The Lemurian corpus is generated by a Python script such that it will contain patterns that are easily detected with the analysis functions in PCT. It can be generated to any size. The specific instantiation of the Lemurian corpus that is available in PCT is generated with 30 words. It is a bit larger than the example corpus and has a few specific characteristics that users may find useful. Not all of the following may be particularly visible in this sample of Lemurian, but these are the guidelines along which the corpus is built:


Stops: /p, b, t, d, k/

Nasals: /m, n/

Fricatives: /f, s, x/

Liquids: /l, r/

Glides: /j, w/

Vowels: /i, e, u, o, a/


Words in the corpus can be anywhere from 1 to 5 syllables long. Lemurian has a maximum syllable of C1C2VC3 with the following phonotactics:

  1. Codas and onsets are always optional.
  2. C1 can be any consonant in the inventory.
  3. C2 can be a glide, a stop, or a nasal. Glides can occur after any consonants.
  4. C2 can only be a stop or a nasal if C1 is a fricative.
  5. C3 if present must be a nasal.

Lemurian has front/back vowel harmony, and a word can only contain vowels from one of those categories. Front vowels are /i, e/, back vowels are /u, o/. The vowel /a/ is neutral and can appear with vowels from either set.

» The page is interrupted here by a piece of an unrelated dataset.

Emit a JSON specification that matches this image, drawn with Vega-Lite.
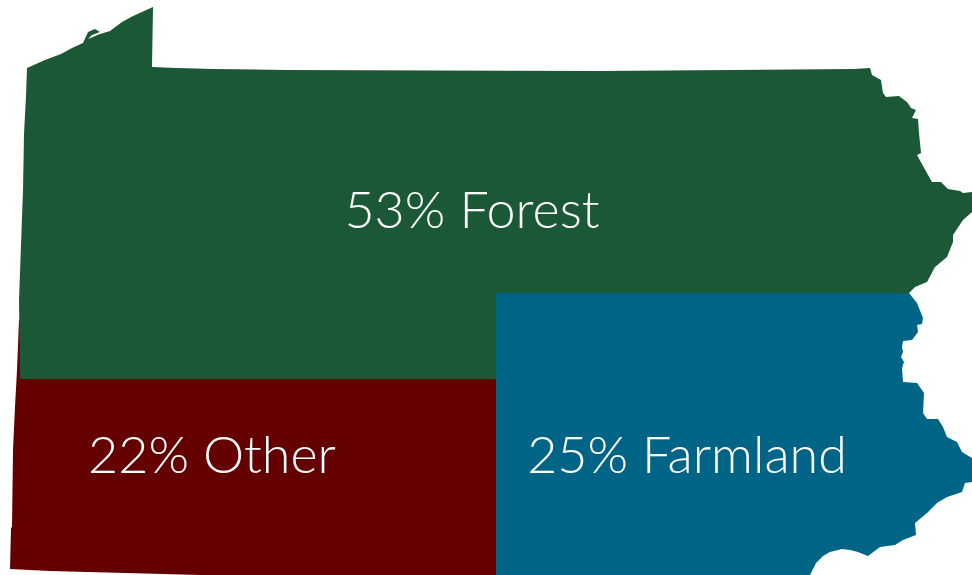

Other phonological patterns:

  1. The sound [z] occurs only as an allophone of /s/ between vowels, i.e. s -> z / V_V
  2. Voiced and voiceless stops only contrast in C1 position of a syllable. If a stop appears in C2 (following a fricative) then it is necessarily a voiceless stop.
  3. Coronals have a high functional load.
  4. Word frequencies are randomly generated, so there is no guarantee about any sound or sound sequence being more or less common.

Orthography vs. transcription:

The Lemurian corpus contains a number of intentional mismatches between the spelling system and the transcription system. This allows users to test out the differences between selecting spelling and transcription for some of the analysis functions, e.g. string similarity.

  1. All of the transcription symbols match the orthographic symbols, except for /x/ which is written as “h.”
  2. Coda nasals are not distinguished in writing. Both use the symbol ‘N’. This obscures some minimal pairs.
  3. If a syllable starts with /ju/ or /wu/, the glide is not written.
  4. The allophone [z] is written as “s”

For example, the word [junxwa] would be spelled “uNhwa”